The imagination has been called, “The Scissors of The Mind,” and it is ever cutting, cutting, day by day, the pictures man sees there, and sooner or later he meets his own creations in his outer world. To train the imagination successfully, man must understand the workings of his mind. The Greeks said: “Know Thyself.”
There are three departments of the mind, the subconscious, conscious and superconscious. The subconscious, is simply power, without direction. It is like steam or electricity, and it does what it is directed to do; it has no power of induction.
Whatever man feels deeply or images clearly, is impressed upon the subconscious mind, and carried out in minutest detail.

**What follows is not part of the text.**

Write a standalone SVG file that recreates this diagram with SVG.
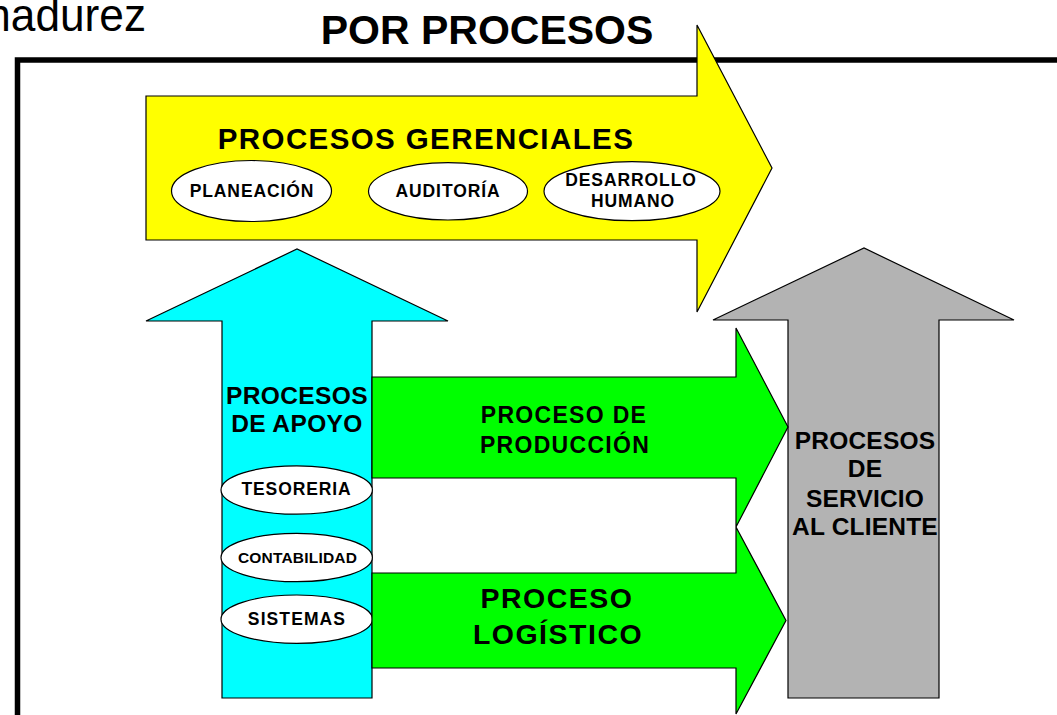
<svg xmlns="http://www.w3.org/2000/svg" width="1057" height="715" viewBox="0 0 1057 715">
<style>
.sh{stroke:#000;stroke-width:1.2;stroke-linejoin:miter}
.ell{fill:#fff;stroke:#000;stroke-width:1.2}
.b{font-family:"Liberation Sans",Arial,sans-serif;font-weight:bold;fill:#000;text-anchor:middle}
</style>
<rect width="1057" height="715" fill="#fff"/>
<g id="title">
<text x="146" y="31" font-family="'Liberation Sans',Arial,sans-serif" font-size="46" text-anchor="end" fill="#000" textLength="172" lengthAdjust="spacingAndGlyphs">madurez</text>
<text class="b" x="487" y="44" font-size="41">POR PROCESOS</text>
</g>
<g id="frame">
<path d="M17.5 715 V60 H1057" fill="none" stroke="#000" stroke-width="5.5"/>
</g>
<g id="connectors"></g>
<g id="gerenciales">
<polygon class="sh" fill="#FFFF00" points="146,96 697,96 697,25 772,168 697,312 697,240 146,240"/>
<text class="b" x="426" y="149" font-size="29.5" letter-spacing="1.4">PROCESOS GERENCIALES</text>
<ellipse class="ell" cx="251.5" cy="191" rx="80" ry="30.5"/>
<text class="b" x="252" y="197" font-size="17.5" letter-spacing="0.9">PLANEACIÓN</text>
<ellipse class="ell" cx="448" cy="191.3" rx="79.5" ry="28.7"/>
<text class="b" x="448" y="197" font-size="17.5" letter-spacing="0.9">AUDITORÍA</text>
<ellipse class="ell" cx="632" cy="191.2" rx="88" ry="29.5"/>
<text class="b" x="631" y="186" font-size="17.5" letter-spacing="0.9">DESARROLLO</text>
<text class="b" x="633" y="206.5" font-size="17.5" letter-spacing="0.9">HUMANO</text>
</g>
<g id="apoyo">
<polygon class="sh" fill="#00FFFF" points="222,698 222,321 146,321 297,249 448,321 372,321 372,698"/>
<text class="b" x="297" y="404" font-size="24.5" letter-spacing="0.4">PROCESOS</text>
<text class="b" x="297" y="432" font-size="24.5" letter-spacing="0.4">DE APOYO</text>
<ellipse class="ell" cx="296.7" cy="490" rx="75.7" ry="24.2"/>
<text class="b" x="296.5" y="495" font-size="17.5" letter-spacing="0.9">TESORERIA</text>
<ellipse class="ell" cx="296.7" cy="557.5" rx="75.7" ry="24.2"/>
<text class="b" x="297.5" y="563" font-size="15.5" letter-spacing="0.2">CONTABILIDAD</text>
<ellipse class="ell" cx="296.7" cy="619.2" rx="75.7" ry="24.2"/>
<text class="b" x="297" y="625" font-size="17.5" letter-spacing="1.1">SISTEMAS</text>
</g>
<g id="servicio">
<polygon class="sh" fill="#B3B3B3" points="788,698 788,320 713,320 864,248 1014,320 939,320 939,698"/>
<text class="b" x="865" y="449" font-size="24.5" letter-spacing="0.2">PROCESOS</text>
<text class="b" x="865" y="477" font-size="24.5" letter-spacing="0.2">DE</text>
<text class="b" x="865" y="506.5" font-size="24.5" letter-spacing="0.2">SERVICIO</text>
<text class="b" x="865" y="535" font-size="24.5" letter-spacing="0.2">AL CLIENTE</text>
</g>
<g id="produccion">
<polygon class="sh" fill="#00FF00" points="372,377 736,377 736,328 788,427 736,527 736,478 372,478"/>
<text class="b" x="564" y="423" font-size="23" letter-spacing="1.3">PROCESO DE</text>
<text class="b" x="565" y="452.5" font-size="23" letter-spacing="1.3">PRODUCCIÓN</text>
</g>
<g id="logistico">
<polygon class="sh" fill="#00FF00" points="372,573 736,573 736,527 786,620.5 736,714 736,668 372,668"/>
<text class="b" x="557" y="608" font-size="28.5" letter-spacing="1.5">PROCESO</text>
<text class="b" x="558" y="644" font-size="28.5" letter-spacing="1.5">LOGÍSTICO</text>
</g>
</svg>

For example: a woman I know, when a child, always “made believe” she was a widow. She “dressed up” in black clothes and wore a long black veil, and people thought she was very clever and amusing. She grew up and married a man with whom she was deeply in love. In a short time he died and she wore black and a sweeping veil for many years. The picture of herself as a widow was impressed upon the subconscious mind, and in due time worked itself out, regardless of the havoc created.
The conscious mind has been called mortal or carnal mind.
It is the human mind and sees life as it appears to be. It sees death, disaster, sickness, poverty and limitation of every kind, and it impresses the subconscious.
The superconscious mind is the God Mind within each man, and is the realm of perfect ideas.
In it, is the “perfect pattern” spoken of by Plato, The Divine Design; for there is a Divine Design for each person.
“There is a place that you are to fill and no one else can fill, something you are to do, which no one else can do.”
There is a perfect picture of this in the superconscious mind. It usually flashes across the conscious as an unattainable ideal—“something too good to be true.”
In reality it is man’s true destiny (or destination) flashed to him from the Infinite Intelligence which is within himself.
Many people, however, are in ignorance of their true destinies and are striving for things and situations which do not belong to them, and would only bring failure and dissatisfaction if attained.